Fosse você, neste domingo, atrasaria o almoço, mas não perderia esse bate papo por nada...

Por fim, para apimentar uma polêmica, que não é polêmica, mas uma boa discussão, posto algo advindo de um baita amigo, o professor Jeferson Barbosa da Silva, o Garoeiro, hoje exilado em Natal RN:

“Pitaco de prosódia - Língua é este nosso amado mar português. Linguagem, nossas iniciativas de navegação. Os vocábulos, assim, hão de ser barquinhos surfando nas ondas de alguma época. Embarcar é atitude que admite algumas variações num vocábulo: culta, erudita, popular, gíria, etc. Gosto, muito, de lembrar-me da prosódia, quando me vou, diariamente, embarcando nesses saveiros de vocabulário. Porque na perspectiva da prosódia, Henrique, você opta, não pelo certo, pelo melhor, mas, pelo que é adequado. Quando a mídia golpista nos atacou com o adjetivo “sujos”, como o Serra dissera - “blogueiros sujos” - que fizemos?
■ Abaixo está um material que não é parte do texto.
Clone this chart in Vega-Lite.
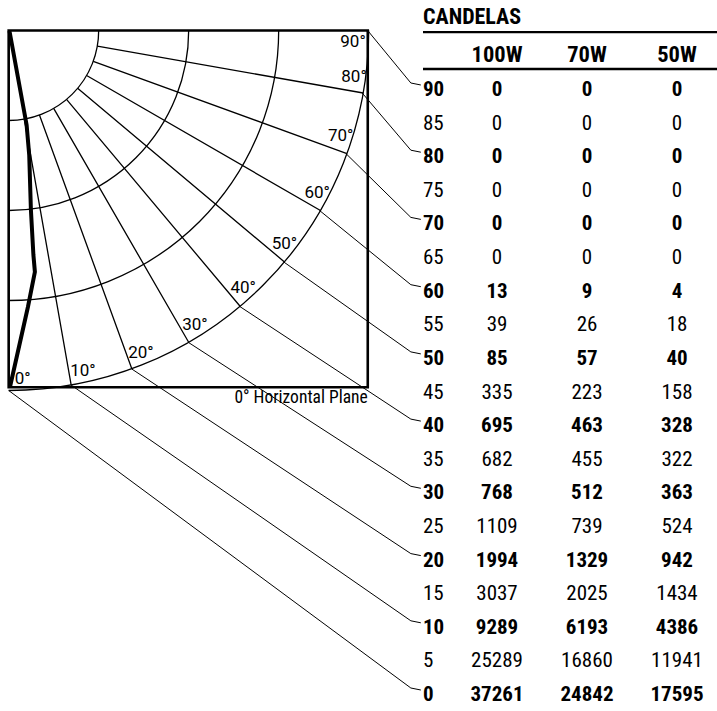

A partir do saudoso Paulo Henrique Amorim, em seu “Conversa Afiada”, “assumimos”, assim, entre aspas, esse barco para nós! Grande parte da blogosfera progressista usou e abusou da inadmissível caracterização, sugerindo nenhum incômodo com ser atacado a partir da direita, como sendo um “blogueiro sujo”. A escolha prosódica, quer dizer, pelo mais adequado, tanto deu certo para esvaziar o ataque, como para ampliar e juntar melhor embarcações em nosso campo. Se você for pesquisar, desde aqueles bons tempos do “Pasquim”, a história está cheia de exemplos. Como assíduo leitor de seu “Mafuá” tenho procurado uma leitura apropriada, quer dizer, mafuenta. “Desimportante”, “Lado B” são canoas do “Mafuá”. Na minha leitura prosódica as vejo como escolhas adequadas. Sempre será possível uma leitura hermenêutica, como é próprio da direita, garimpando aí algum ranço preconceituoso, no avesso da prosódia, não percebendo aquela enorme limpeza que se faz decorrente da assunção de se apresentar qual um “blogueiro sujo””.